Final Gathering of Parish Book-Read and Discussion – In-Person or via ZOOM this Sunday

These two weeks of discussions have been wonderful! And this Sunday is our final gatherings to engage with Debie’s Thomas’s book A Faith of Many Rooms, and the reflections it brings up for us in our own spiritual journeys. Join in the lively discussion with group leaders Debbie Clark and Peter Jon Shuler in person at the Forum Hour (11:30 a.m.) this Sunday, April 28. Or join group leaders Jonake Bose and Michele Liencres via ZOOM at 4:00 p.m. (To get the Zoom link, email Jonake Bose at jonake.bose@gmail.com.) You are encouraged to read chapter 8 through the Epilogue – but whether you read or not, DO come for the discussion! We are sharing themes of our own spiritual journeys, and all are welcome!

You can purchase Debie Thomas’s book at your favorite bookseller, or:
Amazon
Broadleaf Books

More about A Faith of Many Rooms

When your faith begins to feel too small, too confining, you could choose to leave it. But what if the faith we inhabit is roomier than we’d thought? What if our collapsing faith is just a closet in a much larger dwelling?

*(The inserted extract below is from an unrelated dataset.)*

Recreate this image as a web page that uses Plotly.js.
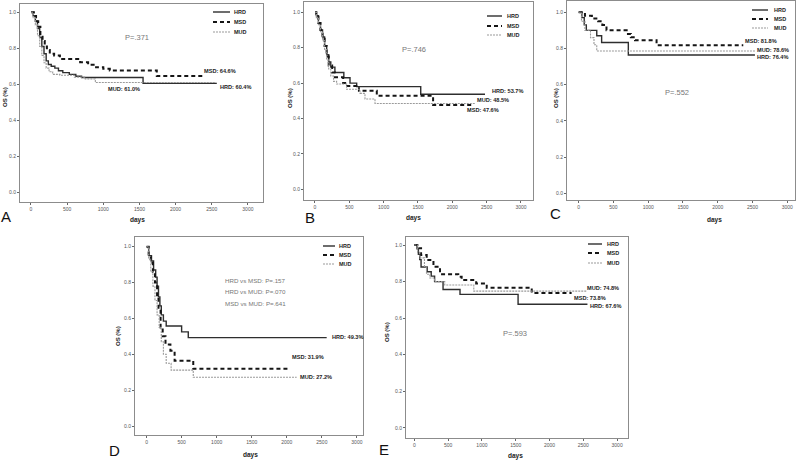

Disillusioned by narrow theologies, church dysfunction, and constricted readings of Scripture, people are leaving Christianity in droves. But Jesus describes the reign of God as a house with many rooms, writes author Debie Thomas, one of the most auspicious voices in religious writing today. In this work of sprawling spiritual and literary imagination, Thomas claims that wherever God dwells, there is expansiveness and belonging.

Thomas knows what a cramped faith feels like, what it’s like to wrestle your way out of fundamentalism and toward a more capacious faith. From the diasporic church in which she grew up, which traces its lineage to the doubting disciple in India in the first century, to the disorientations of a deconstructing faith, to an ample yet orthodox Christianity that makes room for all her identities, Thomas takes readers on a deeply personal and profoundly theological odyssey. In A Faith of Many Rooms, she talks back to jaundiced versions of faith and finds evidence that the gospel insists on its own roominess.

The kind of God who decided to experience the world as a guest likely feels constrained by our pinched theologies too. What sorts of ruptures and revisions would it take to find a more spacious faith–and then to inhabit it with authenticity and joy? Readers of Christian Wiman, Cole Arthur Riley, and Barbara Brown Taylor will find in these pages an ardent, lyrical take on a faith transfigured.